▶ [BRIEF]: Exactly retype the lines below from the one containing "What TikZ code" through the end of the listing. Leave pictures out.

▶ [INPUT DATA]:

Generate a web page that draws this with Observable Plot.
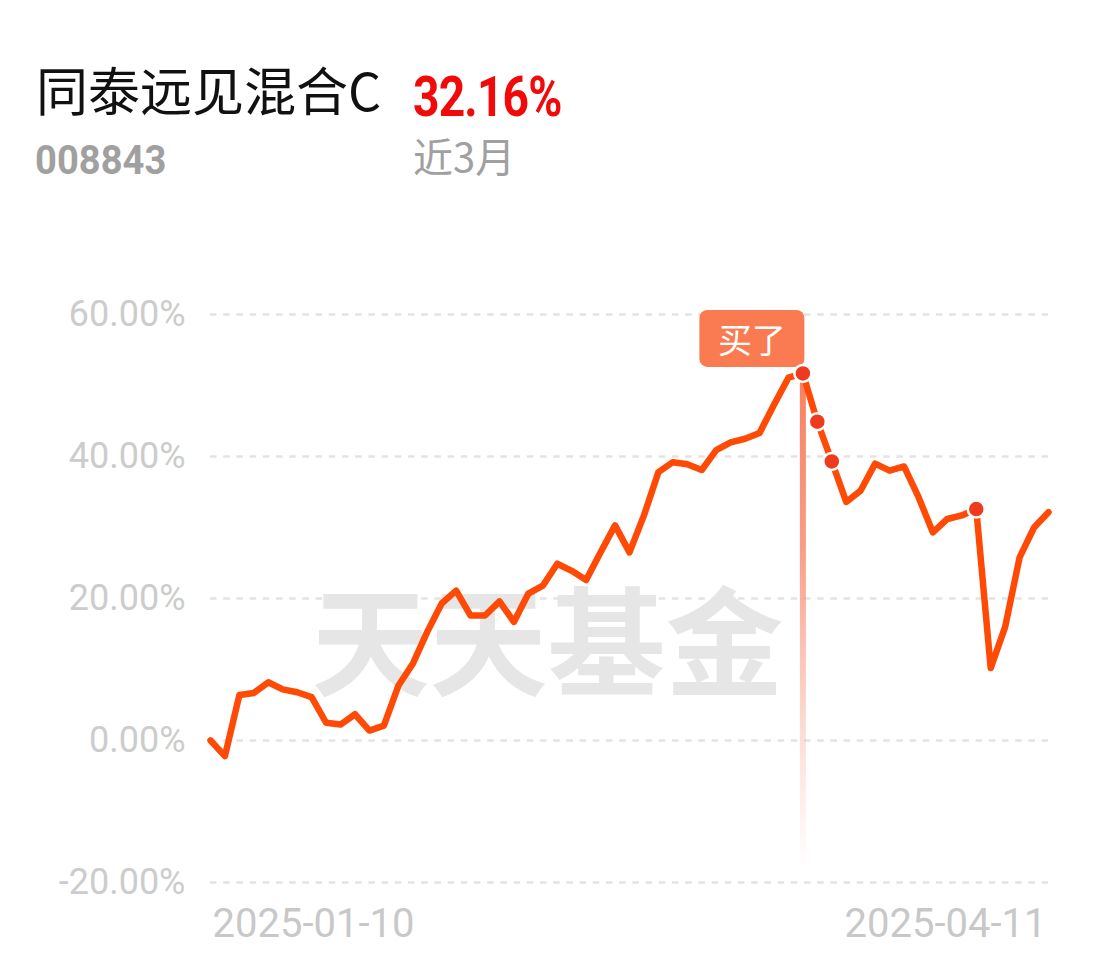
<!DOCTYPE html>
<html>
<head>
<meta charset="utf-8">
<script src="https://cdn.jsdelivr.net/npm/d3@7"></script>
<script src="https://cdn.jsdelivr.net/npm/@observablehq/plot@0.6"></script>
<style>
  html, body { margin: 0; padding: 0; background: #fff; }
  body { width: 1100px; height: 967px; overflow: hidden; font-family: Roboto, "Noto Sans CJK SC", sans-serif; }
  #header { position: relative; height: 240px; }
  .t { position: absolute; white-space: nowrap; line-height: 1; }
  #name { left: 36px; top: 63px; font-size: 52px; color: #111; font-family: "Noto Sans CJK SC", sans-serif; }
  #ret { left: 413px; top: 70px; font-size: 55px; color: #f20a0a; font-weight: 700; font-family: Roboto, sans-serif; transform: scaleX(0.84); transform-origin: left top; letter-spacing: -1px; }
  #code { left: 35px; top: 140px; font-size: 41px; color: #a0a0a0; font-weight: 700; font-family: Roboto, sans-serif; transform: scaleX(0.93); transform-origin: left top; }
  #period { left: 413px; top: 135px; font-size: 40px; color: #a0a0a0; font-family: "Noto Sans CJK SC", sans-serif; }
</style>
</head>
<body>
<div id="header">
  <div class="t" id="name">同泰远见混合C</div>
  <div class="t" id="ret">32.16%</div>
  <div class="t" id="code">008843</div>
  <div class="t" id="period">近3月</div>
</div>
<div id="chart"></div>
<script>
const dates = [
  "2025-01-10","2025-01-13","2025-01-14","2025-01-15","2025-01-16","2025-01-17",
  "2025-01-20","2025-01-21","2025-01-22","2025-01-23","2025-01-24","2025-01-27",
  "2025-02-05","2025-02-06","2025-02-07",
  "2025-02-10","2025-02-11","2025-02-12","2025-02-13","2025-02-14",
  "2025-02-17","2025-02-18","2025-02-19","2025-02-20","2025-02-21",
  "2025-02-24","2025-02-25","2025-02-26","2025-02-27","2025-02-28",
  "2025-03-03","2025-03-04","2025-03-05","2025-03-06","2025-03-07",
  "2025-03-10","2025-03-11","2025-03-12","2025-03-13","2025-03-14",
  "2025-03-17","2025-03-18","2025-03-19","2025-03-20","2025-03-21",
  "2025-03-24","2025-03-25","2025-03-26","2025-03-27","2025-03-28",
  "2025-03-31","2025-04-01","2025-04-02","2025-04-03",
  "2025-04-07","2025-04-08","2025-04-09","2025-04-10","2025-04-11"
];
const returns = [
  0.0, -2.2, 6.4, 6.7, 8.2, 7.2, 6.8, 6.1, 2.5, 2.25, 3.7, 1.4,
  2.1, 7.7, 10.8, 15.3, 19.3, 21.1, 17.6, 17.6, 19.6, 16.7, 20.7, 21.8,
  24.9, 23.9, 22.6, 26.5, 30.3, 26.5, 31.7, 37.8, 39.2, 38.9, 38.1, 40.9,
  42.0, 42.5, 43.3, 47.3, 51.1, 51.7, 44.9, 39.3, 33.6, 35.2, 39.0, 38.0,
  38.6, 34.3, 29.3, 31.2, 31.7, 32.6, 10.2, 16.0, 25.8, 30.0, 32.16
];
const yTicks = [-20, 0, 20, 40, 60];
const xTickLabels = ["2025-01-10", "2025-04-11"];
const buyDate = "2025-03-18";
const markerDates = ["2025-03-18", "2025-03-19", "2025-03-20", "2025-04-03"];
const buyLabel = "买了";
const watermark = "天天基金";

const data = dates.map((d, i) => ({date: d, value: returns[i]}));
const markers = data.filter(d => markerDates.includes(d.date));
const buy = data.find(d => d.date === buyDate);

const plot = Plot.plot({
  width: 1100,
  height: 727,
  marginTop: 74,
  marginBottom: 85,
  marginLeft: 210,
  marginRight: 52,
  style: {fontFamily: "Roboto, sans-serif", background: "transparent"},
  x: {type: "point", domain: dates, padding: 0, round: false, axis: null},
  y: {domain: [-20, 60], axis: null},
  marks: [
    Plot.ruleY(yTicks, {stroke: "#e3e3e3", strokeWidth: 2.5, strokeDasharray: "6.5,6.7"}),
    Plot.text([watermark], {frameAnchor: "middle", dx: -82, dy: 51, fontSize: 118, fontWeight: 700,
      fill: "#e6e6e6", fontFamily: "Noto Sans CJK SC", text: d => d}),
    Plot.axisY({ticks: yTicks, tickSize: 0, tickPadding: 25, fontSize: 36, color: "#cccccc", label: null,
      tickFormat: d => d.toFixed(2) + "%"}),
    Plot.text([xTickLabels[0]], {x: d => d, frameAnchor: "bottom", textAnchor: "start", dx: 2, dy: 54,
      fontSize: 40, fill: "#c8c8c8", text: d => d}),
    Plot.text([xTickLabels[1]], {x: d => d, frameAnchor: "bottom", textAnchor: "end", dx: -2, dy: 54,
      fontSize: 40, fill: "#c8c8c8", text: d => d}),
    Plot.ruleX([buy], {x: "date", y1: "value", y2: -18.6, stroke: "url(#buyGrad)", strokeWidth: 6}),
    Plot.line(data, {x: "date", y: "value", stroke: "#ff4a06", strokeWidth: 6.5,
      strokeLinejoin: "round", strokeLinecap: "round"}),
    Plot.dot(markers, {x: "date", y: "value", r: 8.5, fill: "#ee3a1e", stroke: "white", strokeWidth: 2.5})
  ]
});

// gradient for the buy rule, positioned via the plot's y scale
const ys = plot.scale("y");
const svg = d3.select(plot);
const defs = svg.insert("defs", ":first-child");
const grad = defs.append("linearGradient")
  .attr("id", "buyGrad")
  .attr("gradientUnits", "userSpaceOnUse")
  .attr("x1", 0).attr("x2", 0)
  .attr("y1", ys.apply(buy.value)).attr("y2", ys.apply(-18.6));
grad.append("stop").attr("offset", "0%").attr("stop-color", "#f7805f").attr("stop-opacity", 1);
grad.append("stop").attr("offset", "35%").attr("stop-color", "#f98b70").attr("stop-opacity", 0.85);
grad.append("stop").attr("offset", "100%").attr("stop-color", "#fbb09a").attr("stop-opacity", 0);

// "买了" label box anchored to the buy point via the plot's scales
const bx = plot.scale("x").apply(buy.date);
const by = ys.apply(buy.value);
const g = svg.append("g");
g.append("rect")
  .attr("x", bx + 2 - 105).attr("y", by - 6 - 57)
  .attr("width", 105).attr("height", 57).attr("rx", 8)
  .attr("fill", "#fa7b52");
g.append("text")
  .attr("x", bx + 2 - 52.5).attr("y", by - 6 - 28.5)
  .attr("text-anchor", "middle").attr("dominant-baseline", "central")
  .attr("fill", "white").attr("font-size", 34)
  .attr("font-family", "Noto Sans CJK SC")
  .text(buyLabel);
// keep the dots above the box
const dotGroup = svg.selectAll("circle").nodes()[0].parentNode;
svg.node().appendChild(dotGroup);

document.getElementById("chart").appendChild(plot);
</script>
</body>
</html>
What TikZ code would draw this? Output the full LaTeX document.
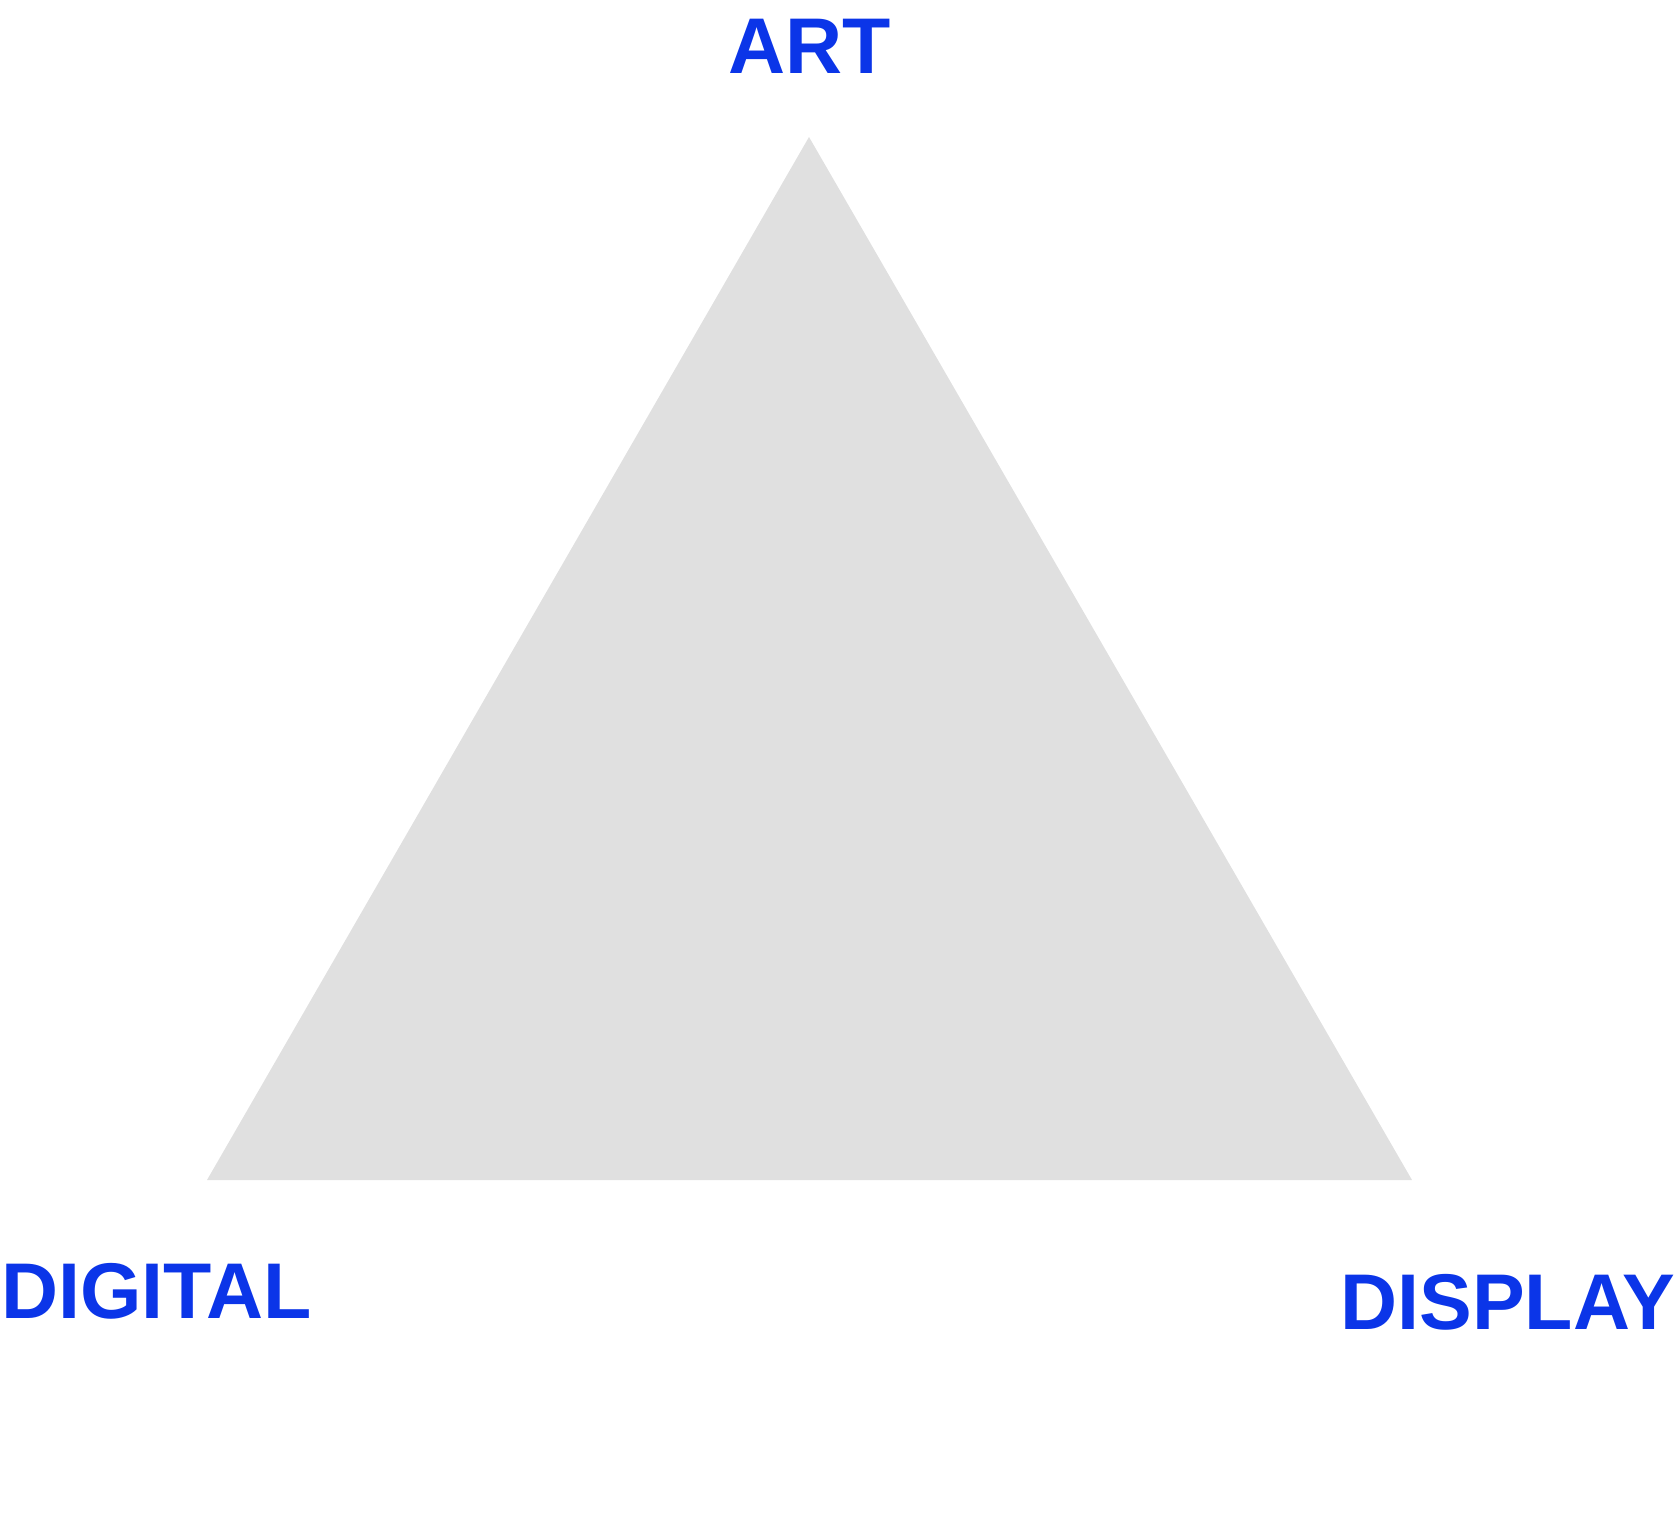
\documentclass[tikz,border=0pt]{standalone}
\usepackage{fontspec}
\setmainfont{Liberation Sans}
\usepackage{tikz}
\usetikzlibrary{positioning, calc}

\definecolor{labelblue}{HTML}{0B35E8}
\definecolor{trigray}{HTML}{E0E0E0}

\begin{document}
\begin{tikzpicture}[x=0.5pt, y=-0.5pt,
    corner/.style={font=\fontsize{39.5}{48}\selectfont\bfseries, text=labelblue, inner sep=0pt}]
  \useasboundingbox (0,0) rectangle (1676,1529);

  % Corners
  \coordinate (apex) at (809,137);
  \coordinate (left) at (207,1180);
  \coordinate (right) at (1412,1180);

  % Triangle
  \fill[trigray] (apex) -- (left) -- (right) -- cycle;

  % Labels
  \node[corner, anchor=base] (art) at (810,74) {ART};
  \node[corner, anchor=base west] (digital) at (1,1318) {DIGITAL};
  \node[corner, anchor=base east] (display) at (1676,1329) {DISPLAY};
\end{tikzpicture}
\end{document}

▶ [OUTPUT]:
What TikZ code would draw this? Output the full LaTeX document.
\documentclass[tikz,border=0pt]{standalone}
\usepackage{fontspec}
\setmainfont{Liberation Sans}
\usepackage{tikz}
\usetikzlibrary{positioning, calc}

\definecolor{labelblue}{HTML}{0B35E8}
\definecolor{trigray}{HTML}{E0E0E0}

\begin{document}
\begin{tikzpicture}[x=0.5pt, y=-0.5pt,
    corner/.style={font=\fontsize{39.5}{48}\selectfont\bfseries, text=labelblue, inner sep=0pt}]
  \useasboundingbox (0,0) rectangle (1676,1529);

  % Corners
  \coordinate (apex) at (809,137);
  \coordinate (left) at (207,1180);
  \coordinate (right) at (1412,1180);

  % Triangle
  \fill[trigray] (apex) -- (left) -- (right) -- cycle;

  % Labels
  \node[corner, anchor=base] (art) at (810,74) {ART};
  \node[corner, anchor=base west] (digital) at (1,1318) {DIGITAL};
  \node[corner, anchor=base east] (display) at (1676,1329) {DISPLAY};
\end{tikzpicture}
\end{document}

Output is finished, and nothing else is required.